[Plotting code records]
^^^^^^^^
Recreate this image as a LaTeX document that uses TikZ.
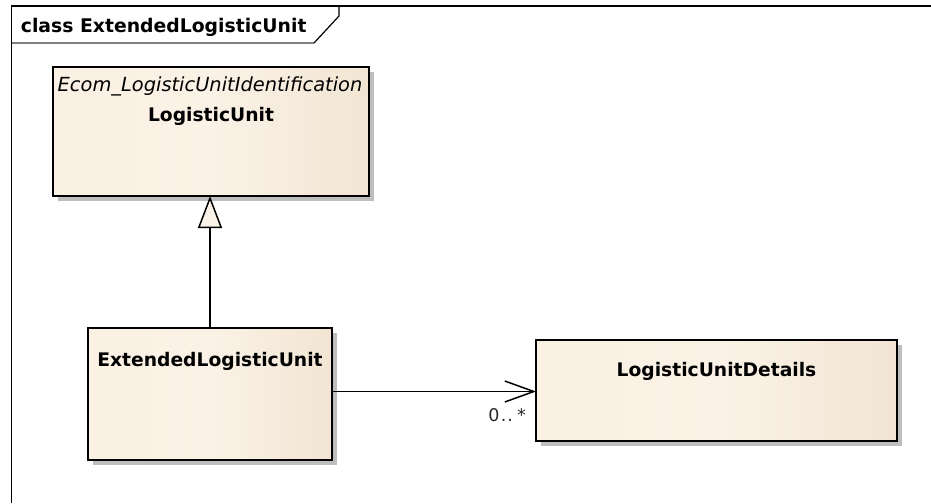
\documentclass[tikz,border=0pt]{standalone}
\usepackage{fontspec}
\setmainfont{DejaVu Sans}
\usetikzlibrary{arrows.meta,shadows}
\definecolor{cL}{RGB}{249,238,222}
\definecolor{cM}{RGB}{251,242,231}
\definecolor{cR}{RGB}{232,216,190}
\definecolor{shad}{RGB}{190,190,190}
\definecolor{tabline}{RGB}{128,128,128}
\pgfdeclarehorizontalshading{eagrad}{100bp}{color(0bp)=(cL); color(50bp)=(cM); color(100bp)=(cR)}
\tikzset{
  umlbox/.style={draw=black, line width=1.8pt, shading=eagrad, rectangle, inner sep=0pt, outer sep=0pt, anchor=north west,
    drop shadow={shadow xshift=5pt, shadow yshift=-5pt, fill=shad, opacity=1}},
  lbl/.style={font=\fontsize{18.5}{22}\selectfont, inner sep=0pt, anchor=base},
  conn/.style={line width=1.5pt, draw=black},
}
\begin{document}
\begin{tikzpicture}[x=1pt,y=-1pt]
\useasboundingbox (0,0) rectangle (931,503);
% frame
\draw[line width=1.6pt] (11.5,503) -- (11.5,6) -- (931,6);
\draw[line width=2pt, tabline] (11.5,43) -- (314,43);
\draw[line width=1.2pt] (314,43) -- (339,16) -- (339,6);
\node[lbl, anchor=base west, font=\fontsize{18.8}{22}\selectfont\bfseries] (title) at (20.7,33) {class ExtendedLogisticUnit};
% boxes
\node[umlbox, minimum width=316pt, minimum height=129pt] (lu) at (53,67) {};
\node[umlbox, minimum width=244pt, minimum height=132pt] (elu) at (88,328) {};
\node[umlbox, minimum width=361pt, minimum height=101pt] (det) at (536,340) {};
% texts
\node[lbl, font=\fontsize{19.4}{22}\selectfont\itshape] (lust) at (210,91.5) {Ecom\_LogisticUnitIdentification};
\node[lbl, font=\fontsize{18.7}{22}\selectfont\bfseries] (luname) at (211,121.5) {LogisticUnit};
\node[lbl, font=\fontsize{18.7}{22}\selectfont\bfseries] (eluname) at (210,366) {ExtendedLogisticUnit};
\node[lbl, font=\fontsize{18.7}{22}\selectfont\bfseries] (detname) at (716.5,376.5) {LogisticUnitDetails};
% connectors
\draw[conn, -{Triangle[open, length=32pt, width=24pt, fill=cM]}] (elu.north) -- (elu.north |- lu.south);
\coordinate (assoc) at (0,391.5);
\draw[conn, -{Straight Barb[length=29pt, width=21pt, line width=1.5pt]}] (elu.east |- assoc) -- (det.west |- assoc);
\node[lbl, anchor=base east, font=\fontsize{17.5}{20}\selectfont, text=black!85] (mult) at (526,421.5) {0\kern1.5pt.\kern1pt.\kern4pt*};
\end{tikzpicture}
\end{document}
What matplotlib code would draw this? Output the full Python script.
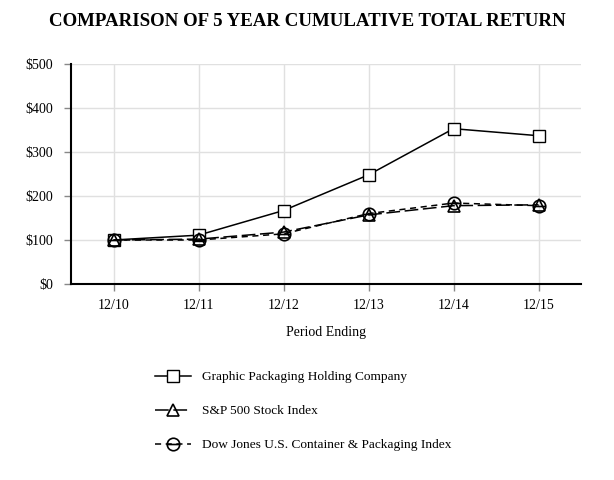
^^^^^^^^
▸ **Problem**
Leave out the pictures, and give all the records again exactly.

▸ **Result for this task**
Recreate this image as a LaTeX document that uses TikZ.
\documentclass[tikz,border=0pt]{standalone}
\usepackage{fontspec}
\setmainfont{DejaVu Sans}
\usetikzlibrary{arrows.meta,shadows}
\definecolor{cL}{RGB}{249,238,222}
\definecolor{cM}{RGB}{251,242,231}
\definecolor{cR}{RGB}{232,216,190}
\definecolor{shad}{RGB}{190,190,190}
\definecolor{tabline}{RGB}{128,128,128}
\pgfdeclarehorizontalshading{eagrad}{100bp}{color(0bp)=(cL); color(50bp)=(cM); color(100bp)=(cR)}
\tikzset{
  umlbox/.style={draw=black, line width=1.8pt, shading=eagrad, rectangle, inner sep=0pt, outer sep=0pt, anchor=north west,
    drop shadow={shadow xshift=5pt, shadow yshift=-5pt, fill=shad, opacity=1}},
  lbl/.style={font=\fontsize{18.5}{22}\selectfont, inner sep=0pt, anchor=base},
  conn/.style={line width=1.5pt, draw=black},
}
\begin{document}
\begin{tikzpicture}[x=1pt,y=-1pt]
\useasboundingbox (0,0) rectangle (931,503);
% frame
\draw[line width=1.6pt] (11.5,503) -- (11.5,6) -- (931,6);
\draw[line width=2pt, tabline] (11.5,43) -- (314,43);
\draw[line width=1.2pt] (314,43) -- (339,16) -- (339,6);
\node[lbl, anchor=base west, font=\fontsize{18.8}{22}\selectfont\bfseries] (title) at (20.7,33) {class ExtendedLogisticUnit};
% boxes
\node[umlbox, minimum width=316pt, minimum height=129pt] (lu) at (53,67) {};
\node[umlbox, minimum width=244pt, minimum height=132pt] (elu) at (88,328) {};
\node[umlbox, minimum width=361pt, minimum height=101pt] (det) at (536,340) {};
% texts
\node[lbl, font=\fontsize{19.4}{22}\selectfont\itshape] (lust) at (210,91.5) {Ecom\_LogisticUnitIdentification};
\node[lbl, font=\fontsize{18.7}{22}\selectfont\bfseries] (luname) at (211,121.5) {LogisticUnit};
\node[lbl, font=\fontsize{18.7}{22}\selectfont\bfseries] (eluname) at (210,366) {ExtendedLogisticUnit};
\node[lbl, font=\fontsize{18.7}{22}\selectfont\bfseries] (detname) at (716.5,376.5) {LogisticUnitDetails};
% connectors
\draw[conn, -{Triangle[open, length=32pt, width=24pt, fill=cM]}] (elu.north) -- (elu.north |- lu.south);
\coordinate (assoc) at (0,391.5);
\draw[conn, -{Straight Barb[length=29pt, width=21pt, line width=1.5pt]}] (elu.east |- assoc) -- (det.west |- assoc);
\node[lbl, anchor=base east, font=\fontsize{17.5}{20}\selectfont, text=black!85] (mult) at (526,421.5) {0\kern1.5pt.\kern1pt.\kern4pt*};
\end{tikzpicture}
\end{document}
What matplotlib code would draw this? Output the full Python script.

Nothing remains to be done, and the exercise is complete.